La mort, n'est rien pour nous : tant que nous existons nous-mêmes, la mort n'est pas ; quand la mort existe, nous ne sommes plus.
Épicure
Lettre à Ménécée, trad. Pierre-Marie Morel, Paris, GF Flammarion (2009)
IVe siècle av. J.-C.
L'angoisse de la mort
Martin Heidegger
Martin Heidegger
Être et Temps
1927
Dans Être et Temps, Heidegger théorise le Dasein, c'est-à-dire "l'être-là". Le Dasein est un concept inventé par le philosophe, qui symbolise l'homme dans ce qu'il a de plus particulier, son existence et la conscience qu'il a de cette existence. Le Dasein, c'est aussi l'homme qui, tout en étant enfermé dans sa solitude, est toujours "au monde", toujours en contact avec les autres et les choses. Pour Heidegger, la conscience que l'homme a de sa propre existence et de sa fin entraîne son angoisse.
L'homme est jeté dans le monde, il est livré à sa mort prochaine. Il se sent abandonné, il vit une certaine solitude morale qui se traduit par l'angoisse. Cette angoisse est une expérience du rien et du nulle part, l'homme angoissé est tenté de penser que l'existence est absurde.
La mort est en tant que fin de la réalité humaine dans l'être de cet existant qui existe pour sa fin.
Martin Heidegger
Être et Temps, (Sein und Zeit), trad. François Vezin, Paris, éd. Gallimard, coll. "Bibliothèque de philosophie" (1990)
1927
Pour vivre de façon authentique, l'homme doit dépasser cette angoisse. Heidegger rappelle que la mort est un événement ordinaire. Elle arrive à tous les hommes, mais tant qu'on vit il ne faut pas s'en soucier. Toutefois, il ne faut pas pour autant ne pas penser à la mort. Refuser d'y penser, c'est refuser l'angoisse qui caractérise l'homme. La mort reste le noyau de la vie. Elle est d'autant plus fondamentale qu'on ne peut pas partager sa propre mort, elle est unique à chaque individu. Toute mort est solitaire, et l'homme ne peut vivre de façon authentique que s'il accepte cette mort et refuse de s'en cacher.

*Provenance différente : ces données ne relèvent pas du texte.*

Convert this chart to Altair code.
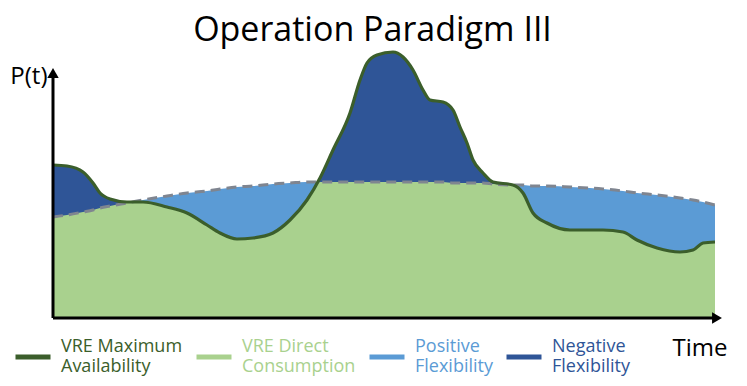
import altair as alt
import pandas as pd

# ---- data (arbitrary power / time units) ----
TIME = [0, 14, 30, 40, 47, 57, 74, 90, 114, 134, 154, 167, 184, 200, 220, 237, 254,
        267, 280, 297, 307, 314, 324, 340, 350, 360, 370, 377, 390, 400, 407, 414,
        420, 430, 440, 460, 470, 480, 494, 517, 550, 570, 584, 604, 627, 640, 650, 662]
VRE_MAX = [153, 152, 146, 135, 125, 119, 116, 116, 111, 105, 93, 85, 79, 80, 85, 98, 118,
           140, 168, 205, 238, 255, 263, 266, 261, 248, 228, 218, 216, 208, 191, 175,
           158, 145, 136, 133, 125, 105, 95, 88, 88, 86, 78, 70, 66, 68, 75, 76]
DEMAND = [101, 103, 106, 108, 110, 112, 115, 118, 122, 125, 127, 129, 131, 132, 134, 135, 136,
          136, 136, 136, 136, 136, 136, 136, 136, 136, 136, 136, 136, 135, 135, 135,
          135, 135, 134, 133, 133, 132, 132, 131, 129, 127, 125, 123, 120, 118, 116, 113]

SERIES = ["VRE Maximum|Availability", "VRE Direct|Consumption",
          "Positive|Flexibility", "Negative|Flexibility"]
COLORS = ["#3b5e2b", "#a9d18e", "#5b9bd5", "#2f5597"]

X_MAX = 669       # end of the time axis (arrow tip)
Y_MAX = 268       # top of the plotting range
Y_AXIS_TOP = 250  # tip of the P(t) arrow

df = pd.DataFrame({"t": TIME, "vre": VRE_MAX, "demand": DEMAND})
df["series"] = SERIES[0]

axes_df = pd.DataFrame({
    "t": [0, 0], "vre": [0, 0],
    "t_end": [0, X_MAX - 5], "v_end": [Y_AXIS_TOP - 5, 0],
})
heads_df = pd.DataFrame({
    "t": [0, X_MAX - 5], "vre": [Y_AXIS_TOP - 5, 0],
    "shape": ["triangle-up", "triangle-right"],
})

FONT = "Open Sans"

X_AXIS = alt.Axis(domain=False, ticks=False, labels=False, grid=False,
                  title="Time", titleX=619, titleY=37, titleAlign="left",
                  titleBaseline="alphabetic", titleFontSize=24, titleFont=FONT,
                  titleFontWeight="normal", titleColor="#000000")
Y_AXIS = alt.Axis(domain=False, ticks=False, labels=False, grid=False,
                  title="P(t)", titleX=-6, titleY=33, titleAngle=0,
                  titleAlign="right", titleBaseline="alphabetic",
                  titleFontSize=24, titleFont=FONT, titleFontWeight="normal",
                  titleColor="#000000")

X = alt.X("t:Q", scale=alt.Scale(domain=[0, X_MAX], nice=False, zero=False), axis=X_AXIS)


def Y(field):
    return alt.Y(field, scale=alt.Scale(domain=[0, Y_MAX], nice=False), axis=Y_AXIS)


base = alt.Chart(df)

pos_flex = base.mark_area(color=COLORS[2], interpolate="monotone").encode(
    x=X, y=Y("demand:Q"))
neg_flex = base.mark_area(color=COLORS[3], interpolate="monotone").encode(
    x=X, y=Y("vre:Q"))
direct = base.transform_calculate(lo="min(datum.vre, datum.demand)").mark_area(
    color=COLORS[1], interpolate="monotone").encode(x=X, y=Y("lo:Q"))
demand_line = base.mark_line(color="#7f8590", strokeWidth=3, strokeDash=[10, 6],
                             interpolate="monotone").encode(x=X, y=Y("demand:Q"))
vre_line = base.mark_line(strokeWidth=3.2, interpolate="monotone").encode(
    x=X, y=Y("vre:Q"),
    color=alt.Color("series:N",
                    scale=alt.Scale(domain=SERIES, range=COLORS),
                    legend=alt.Legend(title=None, orient="none", direction="horizontal",
                                      legendX=-40, legendY=287, padding=0,
                                      symbolType="stroke", symbolSize=1225,
                                      symbolStrokeWidth=5, labelOffset=8,
                                      columnPadding=3, labelFont=FONT,
                                      labelFontSize=18, labelBaseline="line-bottom",
                                      labelLimit=200,
                                      labelExpr="split(datum.label, '|')",
                                      labelColor={"expr": "scale('color', datum.value)"})))

axis_rules = alt.Chart(axes_df).mark_rule(color="#000000", strokeWidth=3).encode(
    x=X, y=Y("vre:Q"), x2="t_end:Q", y2="v_end:Q")
arrow_heads = alt.Chart(heads_df).mark_point(filled=True, color="#000000", size=130,
                                             opacity=1).encode(
    x=X, y=Y("vre:Q"), shape=alt.Shape("shape:N", scale=None))

chart = alt.layer(pos_flex, neg_flex, direct, demand_line, vre_line, axis_rules,
                  arrow_heads).properties(
    width=X_MAX, height=Y_MAX,
    title=alt.TitleParams("Operation Paradigm III", font=FONT, fontSize=34,
                          fontWeight="normal", color="#000000", anchor="middle",
                          baseline="alphabetic", offset=9, dx=-15, dy=38),
    autosize=alt.AutoSizeParams(type="none"),
    padding={"left": 45, "top": 42, "right": 15, "bottom": 60},
).configure_view(stroke=None)

chart.save("out.html", embed_options={"renderer": "svg", "actions": False})
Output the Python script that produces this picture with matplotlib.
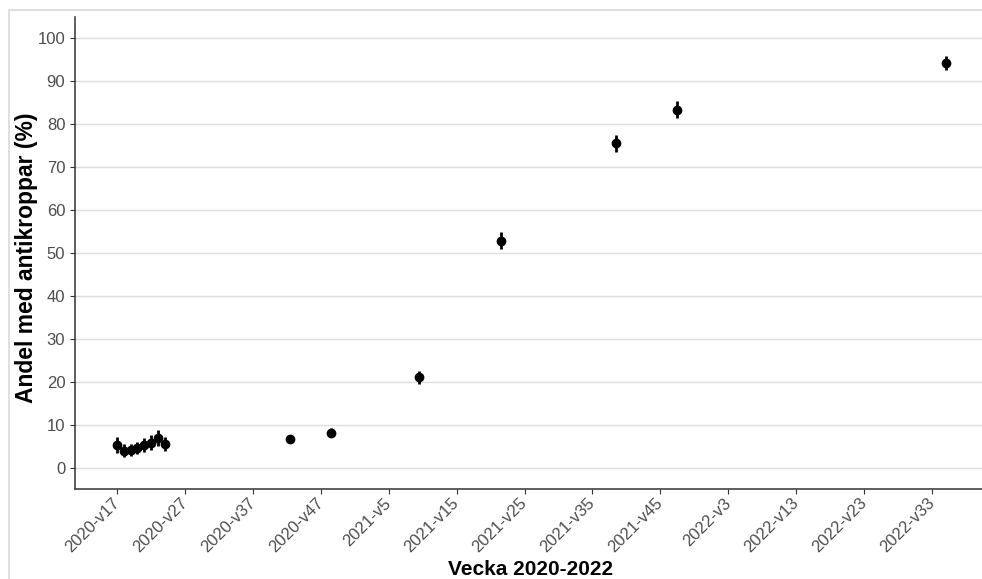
import matplotlib
matplotlib.use('Agg')
import matplotlib.pyplot as plt
from matplotlib.patches import Rectangle

plt.rcParams['font.family'] = ['Liberation Sans', 'DejaVu Sans']

# week index: (year - 2020) * 52 + week
veckor = [17, 18, 19, 20, 21, 22, 23, 24, 42.5, 48.5, 61.5, 73.5, 90.5, 99.5, 139]
andel = [5.3, 3.9, 4.0, 4.5, 5.2, 5.8, 6.9, 5.5, 6.7, 8.1, 21.0, 52.8, 75.5, 83.4, 94.2]
fel = [1.9, 1.5, 1.4, 1.4, 1.6, 1.7, 1.9, 1.6, 0.9, 1.0, 1.5, 2.0, 1.9, 2.0, 1.6]

tick_pos = [17, 27, 37, 47, 57, 67, 77, 87, 97, 107, 117, 127, 137]
tick_lab = ['2020-v17', '2020-v27', '2020-v37', '2020-v47', '2021-v5', '2021-v15',
            '2021-v25', '2021-v35', '2021-v45', '2022-v3', '2022-v13', '2022-v23',
            '2022-v33']

W, H = 982, 579
fig = plt.figure(figsize=(W / 100, H / 100), dpi=100)

# grey frame round the plot (cut off at right and bottom)
fig.patches.append(Rectangle((9 / W, -0.1), 1.2, (H - 10) / H + 0.1,
                             transform=fig.transFigure, fill=False,
                             edgecolor='#d9d9d9', linewidth=1.2))

ax = fig.add_axes([75 / W, (H - 489) / H, (987 - 75) / W, (489 - 16.8) / H])

ax.errorbar(veckor, andel, yerr=fel, fmt='o', color='black', markersize=6,
            elinewidth=2, capsize=0, zorder=3)

ax.set_xlim(10.8, 145.1)
ax.set_ylim(-5, 105)
ax.set_yticks(range(0, 101, 10))
ax.set_xticks(tick_pos)
ax.set_xticklabels(tick_lab, rotation=45, ha='right', va='center',
                   rotation_mode='anchor')

ax.grid(axis='y', color='#dedede', linewidth=1)
ax.set_axisbelow(True)
for s in ['top', 'right']:
    ax.spines[s].set_visible(False)
for s in ['left', 'bottom']:
    ax.spines[s].set_color('#333333')
    ax.spines[s].set_linewidth(1.1)
ax.tick_params(colors='#333333', labelcolor='#4d4d4d', labelsize=12, length=3.5)
ax.tick_params(axis='x', pad=5)

ax.set_ylabel('Andel med antikroppar (%)', fontsize=16.5, fontweight='bold')
ax.yaxis.set_label_coords(-37 / 912, 0.49)
ax.set_xlabel('Vecka 2020-2022', fontsize=15, fontweight='bold')
ax.xaxis.set_label_coords(0.5, -71 / 472.2)

fig.savefig('out.png', dpi=100)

L'inattention des hommes au présent
Pascal
Pascal
Pensées
1669
Dans ses Pensées, Pascal souligne la tendance de l'homme à ne pas vivre le présent. En effet, les pensées des hommes semblent toujours occupées par le passé, ou bien tournées vers l'avenir. Or cette attitude empêche les hommes d'apprécier pleinement le seul temps sur lequel ils peuvent agir, qui est le présent. Dans la perspective du bonheur, il faut donc que l'homme tente de ne pas rechercher le bonheur dans un passé idéalisé, ou dans un futur incertain, mais tâche d'apprendre à vivre le présent.
Que chacun examine ses pensées, il les trouvera toutes occupées au passé et à l'avenir. Nous ne pensons presque point au présent ; et, si nous y pensons, ce n'est que pour en prendre la lumière pour disposer de l'avenir. Le présent n'est jamais notre fin : le passé et le présent sont nos moyens ; le seul avenir est notre fin. Ainsi nous ne vivons jamais, mais nous espérons de vivre ; et, nous disposant toujours à être heureux, il est inévitable que nous ne le soyons jamais.
Pascal
Pensées, publié dans Revue des deux Mondes
1669
Si l'homme entend trouver le bonheur au cours de son existence, il doit donc apprendre à être attentif au présent : seule dimension de son existence sur laquelle il peut agir.